Sinclair, who switched to consultation less than two weeks ago following the merger, maintained that the popularity of the channels that have been discontinued rate lowly on the list of those provided.

At this stage, he has not ruled out the discontinuing of “popular” channels, but is working in the interim to ensure that agreements with content providers are in place for all of the more popular channels that form part of the line-up.

“As we work on developing a comprehensive sort of copyright enforcement and adherence policy that allows us as a Caribbean region, part of the challenge we have is that a lot of these content providers didn’t even care about the Caribbean. They saw the Caribbean as a sort of a blip on the radar and had not contemplated or even fathom the need to create a structure, a content delivery agreement for the English-speaking Caribbean as a whole.

“They just see the world, particularly in this hemisphere as North and Latin America. They overlooked us for a long time. That gap in size has had them ignoring the fact that the English-speaking content was being broadcast.

“As the competitive environment developed and as they have been more and more attuned to what has been going on in the English-speaking Caribbean, and as the market evolves and they start to look for new revenue streams and ensure that their content is earning them maximum returns because the investment in it is huge, we are now having to be more compliant and are showing up on their radar screens a lot more frequently.

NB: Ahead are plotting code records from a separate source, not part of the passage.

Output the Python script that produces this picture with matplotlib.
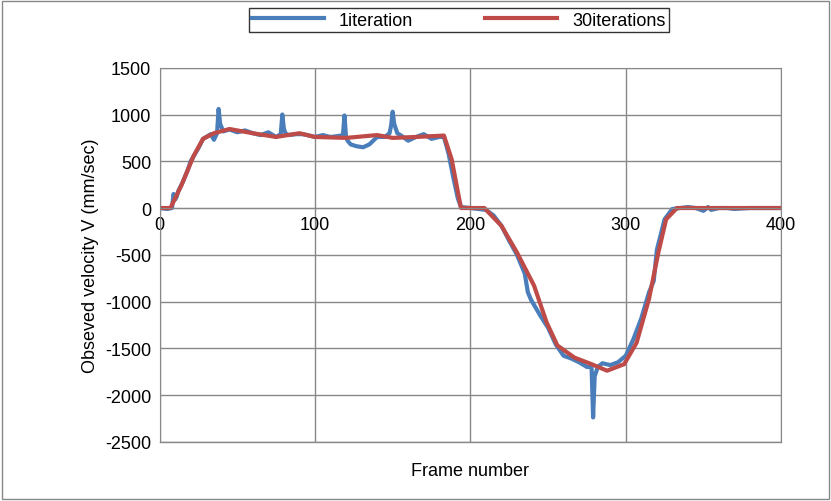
import matplotlib
matplotlib.use("Agg")
import matplotlib.pyplot as plt
from matplotlib.patches import Rectangle

frames_1 = [0, 5, 8, 9, 10, 11, 12, 15, 18, 20, 25, 28, 30, 33, 35, 37, 38, 39, 41, 45,
            50, 55, 60, 65, 70, 75, 78, 79, 80, 81, 83, 88, 92, 95, 100, 105, 110, 115, 118, 119,
            120, 121, 123, 127, 131, 135, 140, 145, 148, 149, 150, 151, 153, 155, 160, 165, 170, 175, 180, 183,
            186, 189, 192, 194, 200, 205, 210, 215, 220, 225, 230, 235, 237, 239, 245, 250, 255, 260, 265, 270,
            275, 278, 279, 280, 282, 285, 290, 295, 300, 305, 310, 315, 318, 320, 325, 330, 335, 340, 345, 350,
            353, 355, 360, 365, 370, 380, 390, 400]
iter_1 = [0, -10, 0, 150, 90, 120, 180, 280, 400, 500, 640, 740, 760, 790, 730, 800, 1060, 900, 820, 840,
          810, 830, 800, 780, 810, 760, 790, 1000, 850, 800, 780, 790, 790, 780, 760, 780, 760, 770, 780, 990,
          760, 720, 680, 660, 650, 680, 760, 760, 800, 880, 1030, 900, 800, 780, 720, 760, 790, 740, 760, 760,
          580, 330, 100, 10, 0, -10, -20, -80, -190, -350, -500, -700, -900, -980, -1150, -1280, -1460, -1580, -1610, -1650,
          -1700, -1700, -2240, -1800, -1700, -1660, -1680, -1650, -1580, -1400, -1180, -900, -780, -450, -120, -10, 0, 10, 0, -30,
          10, -20, 0, 0, -10, 0, 0, 0]

frames_30 = [0, 7, 14, 22, 28, 35, 45, 60, 75, 90, 100, 120, 140, 150, 165, 183, 188, 192, 194, 209,
             220, 230, 241, 249, 256, 267, 278, 288, 299, 307, 315, 321, 326, 333, 345, 360, 380, 400]
iter_30 = [0, 0, 240, 560, 740, 800, 845, 800, 760, 800, 760, 750, 780, 750, 760, 775, 520, 170, 0, 0,
           -190, -475, -830, -1220, -1470, -1600, -1670, -1740, -1670, -1440, -970, -475, -120, 0, 0, 0, 0, 0]

x_ticks = [0, 100, 200, 300, 400]
y_ticks = [-2500, -2000, -1500, -1000, -500, 0, 500, 1000, 1500]

plt.rcParams['font.family'] = ['Liberation Sans', 'DejaVu Sans']
plt.rcParams['axes.unicode_minus'] = False
fig = plt.figure(figsize=(8.31, 5.02), dpi=100)
fig.patches.append(Rectangle((0.003, 0.004), 0.994, 0.992, transform=fig.transFigure,
                             fill=False, edgecolor='#888888', linewidth=1))
ax = fig.add_axes([0.192, 0.118, 0.748, 0.745])

ax.plot(frames_1, iter_1, color='#4a7ebb', linewidth=3, label='1iteration')
ax.plot(frames_30, iter_30, color='#be4b48', linewidth=3, label='30iterations')

ax.set_xlim(0, 400)
ax.set_ylim(-2500, 1500)
ax.set_xticks(x_ticks)
ax.set_yticks(y_ticks)
ax.grid(True, color='#888888', linewidth=1)
ax.set_axisbelow(True)
for s in ['top', 'right', 'left']:
    ax.spines[s].set_color('#888888')
ax.spines['bottom'].set_position(('data', 0))
ax.spines['bottom'].set_color('#888888')
ax.plot([0, 400], [-2500, -2500], color='#888888', linewidth=1, clip_on=False)
ax.tick_params(length=0, labelsize=13, pad=6)
ax.set_xlabel('Frame number', fontsize=13)
ax.xaxis.set_label_coords(0.5, -0.055)
ax.set_ylabel('Obseved velocity V (mm/sec)', fontsize=13)

leg = fig.legend(loc='upper center', bbox_to_anchor=(0.552, 0.993), ncol=2, fontsize=13,
                 frameon=True, fancybox=False, edgecolor='black', handlelength=4,
                 columnspacing=4, borderpad=0.2, borderaxespad=0.3)
leg.get_frame().set_linewidth(1)

fig.savefig('out.png', dpi=100)
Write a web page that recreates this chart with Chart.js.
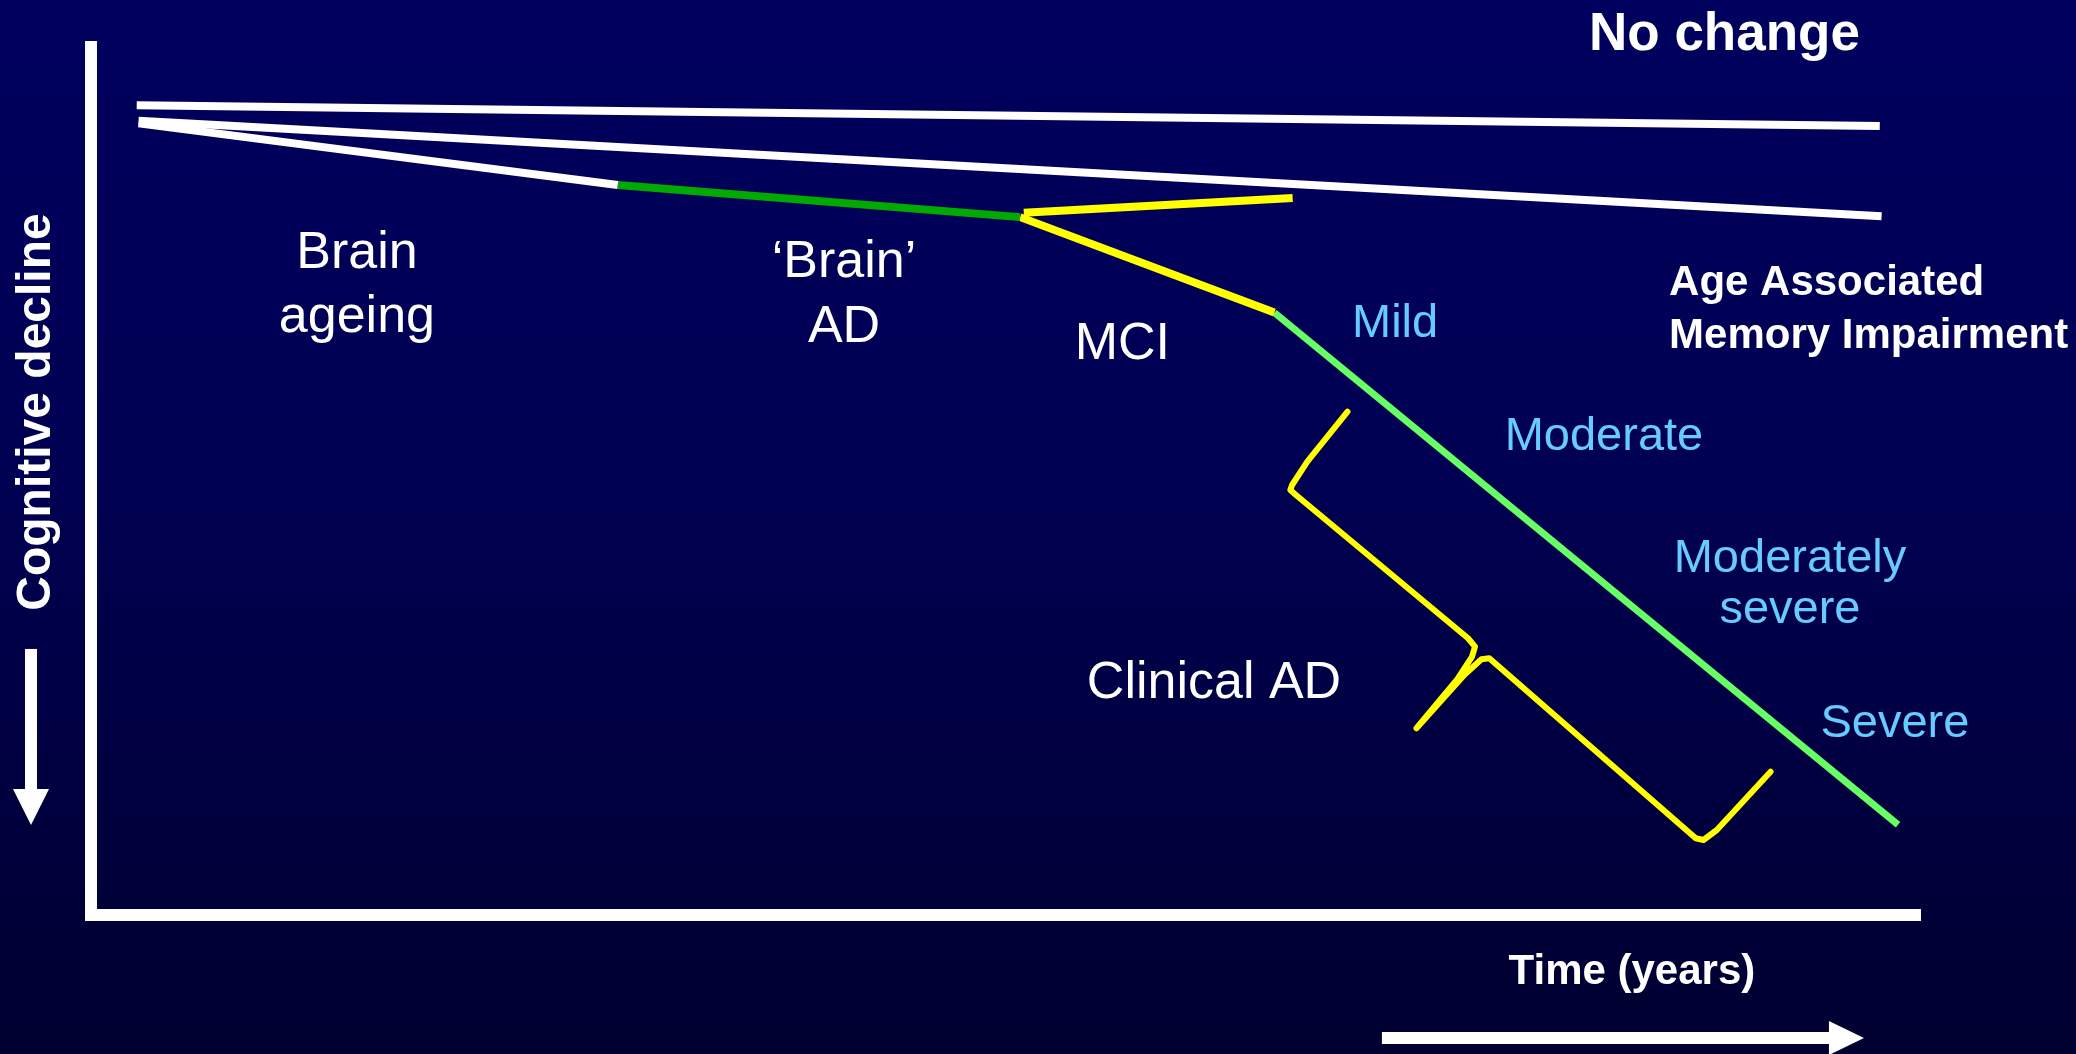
<!DOCTYPE html>
<html>
<head>
<meta charset="utf-8">
<title>Cognitive decline over time</title>
<script src="https://cdn.jsdelivr.net/npm/chart.js@4/dist/chart.umd.min.js"></script>
<style>
  html, body { margin: 0; padding: 0; background: #000040; overflow: hidden; }
  canvas { display: block; }
</style>
</head>
<body>
<canvas id="chart" width="2076" height="1054"></canvas>
<script>
// ---- Trajectories (time on x, cognitive level on y; 0–100 arbitrary units) ----
const timeNoChange   = [2.5, 97.8];
const cogNoChange    = [93.3, 90.9];

const timeAAMI       = [2.6, 97.9];
const cogAAMI        = [91.5, 80.5];

const timeAgeing     = [2.6, 28.8];
const cogAgeing      = [91.2, 84.1];

const timeBrainAD    = [28.8, 50.8];
const cogBrainAD     = [84.1, 80.4];

const timeMCIStable  = [51.0, 65.7];
const cogMCIStable   = [80.9, 82.6];

const timeMCI        = [50.8, 64.7];
const cogMCI         = [80.4, 69.4];

const timeClinical   = [64.7, 98.8];
const cogClinical    = [69.4, 10.4];

// curly brace spanning the clinical AD stage
const timeBrace = [68.70, 66.50, 65.67, 65.57, 65.88, 75.29, 75.67, 75.51, 74.67, 72.47,
                   75.08, 76.02, 76.45, 87.74, 88.16, 88.89, 91.83];
const cogBrace  = [57.98, 52.22, 49.54, 48.96, 48.39, 31.88, 30.91, 29.76, 27.07, 21.51,
                   27.65, 29.46, 29.57, 8.84, 8.64, 9.79, 16.51];

// ---- Text ----
const stageLabels    = ['Brain\nageing', '\u2018Brain\u2019\nAD', 'MCI', 'Clinical AD'];
const severityLabels = ['Mild', 'Moderate', 'Moderately\nsevere', 'Severe'];
const outcomeLabels  = ['No change', 'Age Associated\nMemory Impairment'];
const xTitle = 'Time (years)';
const yTitle = 'Cognitive decline';

function pts(xs, ys) { return xs.map((x, i) => ({ x, y: ys[i] })); }

const FONT = '"Liberation Sans", Arial, Helvetica, sans-serif';
const WHITE = '#ffffff';
const BLUE = '#66ccff';

// anchor points (in axis units) and styling for each text block
const textBlocks = [
  { text: stageLabels[0], x: 14.54, y: 74.54, size: 52, lh: 64, color: WHITE, align: 'center' },
  { text: stageLabels[1], x: 41.17, y: 73.50, size: 52, lh: 65, color: WHITE, align: 'center' },
  { text: stageLabels[2], x: 56.39, y: 64.06, size: 52, lh: 64, color: WHITE, align: 'center' },
  { text: stageLabels[3], x: 61.40, y: 25.00, size: 52, lh: 64, color: WHITE, align: 'center' },
  { text: severityLabels[0], x: 71.30, y: 66.59, size: 47, lh: 51, color: BLUE, align: 'center' },
  { text: severityLabels[1], x: 82.72, y: 53.57, size: 47, lh: 51, color: BLUE, align: 'center' },
  { text: severityLabels[2], x: 92.89, y: 39.52, size: 47, lh: 51, color: BLUE, align: 'center' },
  { text: severityLabels[3], x: 98.63, y: 20.51, size: 47, lh: 51, color: BLUE, align: 'center' },
  { text: outcomeLabels[0], x: 89.31, y: 99.65, size: 53, lh: 60, color: WHITE, align: 'center', bold: true },
  { text: outcomeLabels[1], x: 86.28, y: 71.43, size: 42, lh: 53, color: WHITE, align: 'left', bold: true },
  { text: xTitle, x: 84.25, y: -7.95, size: 42, lh: 50, color: WHITE, align: 'center', bold: true }
];

// gradient backdrop
const backdrop = {
  id: 'backdrop',
  beforeDraw(chart) {
    const { ctx, width, height } = chart;
    const g = ctx.createLinearGradient(0, 0, 0, height);
    g.addColorStop(0, '#00005e');
    g.addColorStop(0.45, '#000052');
    g.addColorStop(1, '#000030');
    ctx.save();
    ctx.fillStyle = g;
    ctx.fillRect(0, 0, width, height);
    ctx.restore();
  }
};

// labels, axis titles and direction arrows
const annotations = {
  id: 'annotations',
  afterDraw(chart) {
    const { ctx } = chart;
    const sx = chart.scales.x, sy = chart.scales.y;
    const px = v => sx.getPixelForValue(v);
    const py = v => sy.getPixelForValue(v);
    ctx.save();
    ctx.textBaseline = 'alphabetic';
    textBlocks.forEach(b => {
      ctx.font = (b.bold ? 'bold ' : '') + b.size + 'px ' + FONT;
      ctx.fillStyle = b.color;
      ctx.textAlign = b.align;
      b.text.split('\n').forEach((line, i) => {
        ctx.fillText(line, px(b.x), py(b.y) + i * b.lh);
      });
    });

    // rotated y title
    ctx.save();
    ctx.translate(px(-2.24), py(57.95));
    ctx.rotate(-Math.PI / 2);
    ctx.font = 'bold 48px ' + FONT;
    ctx.textAlign = 'center';
    ctx.fillStyle = WHITE;
    ctx.fillText(yTitle, 0, 0);
    ctx.restore();

    ctx.fillStyle = WHITE;
    // downward arrow beside the y title
    const ax = px(-3.28), aTop = py(30.65), aBase = py(14.52), aTip = py(10.37);
    ctx.fillRect(ax - 6, aTop, 12, aBase - aTop + 1);
    ctx.beginPath();
    ctx.moveTo(ax - 18, aBase);
    ctx.lineTo(ax + 18, aBase);
    ctx.lineTo(ax, aTip);
    ctx.closePath();
    ctx.fill();

    // rightward arrow under the x title
    const ay = py(-14.17), aL = px(70.58), aR = px(95.02), aT = px(96.94);
    ctx.fillRect(aL, ay - 6, aR - aL + 1, 12);
    ctx.beginPath();
    ctx.moveTo(aR, ay - 17);
    ctx.lineTo(aR, ay + 17);
    ctx.lineTo(aT, ay);
    ctx.closePath();
    ctx.fill();
    ctx.restore();
  }
};

function series(label, xs, ys, color, width, extra) {
  return Object.assign({
    label,
    data: pts(xs, ys),
    borderColor: color,
    borderWidth: width,
    pointRadius: 0,
    tension: 0,
    fill: false,
    borderCapStyle: 'butt'
  }, extra || {});
}

new Chart(document.getElementById('chart'), {
  type: 'line',
  data: {
    datasets: [
      series('No change', timeNoChange, cogNoChange, '#ffffff', 8),
      series('Age Associated Memory Impairment', timeAAMI, cogAAMI, '#ffffff', 8),
      series('Brain ageing', timeAgeing, cogAgeing, '#ffffff', 8),
      series("'Brain' AD", timeBrainAD, cogBrainAD, '#00aa00', 8),
      series('Stable MCI', timeMCIStable, cogMCIStable, '#ffff00', 8),
      series('MCI', timeMCI, cogMCI, '#ffff00', 8),
      series('Clinical AD', timeClinical, cogClinical, '#66ff66', 7),
      series('Clinical AD span', timeBrace, cogBrace, '#ffff00', 6,
             { borderJoinStyle: 'round', borderCapStyle: 'round' })
    ]
  },
  options: {
    responsive: false,
    devicePixelRatio: 1,
    animation: false,
    events: [],
    layout: { padding: { left: 91, top: 47, right: 156, bottom: 139 } },
    plugins: { legend: { display: false }, tooltip: { enabled: false } },
    scales: {
      x: {
        type: 'linear', min: 0, max: 100,
        grid: { display: false, drawTicks: false },
        ticks: { display: false },
        border: { display: true, color: '#ffffff', width: 12 }
      },
      y: {
        type: 'linear', min: 0, max: 100,
        grid: { display: false, drawTicks: false },
        ticks: { display: false },
        border: { display: true, color: '#ffffff', width: 12 }
      }
    }
  },
  plugins: [backdrop, annotations]
});
</script>
</body>
</html>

“We are going to have to comply with the content that we are distributing, but, at the same time we are going to regularise the arrangements that weren’t regularised before as a Caribbean region. While temporarily, a lot of the channels are coming off line, we are going to work hard to bring a lot of that content back on line. I would view these hiccups as not permanent situations, but transitional situations as we, as an industry become more compliant. We are going to have to compete with each other based on the legitimate, authorised content that we can afford to acquire and distribute to customers,” Sinclair said.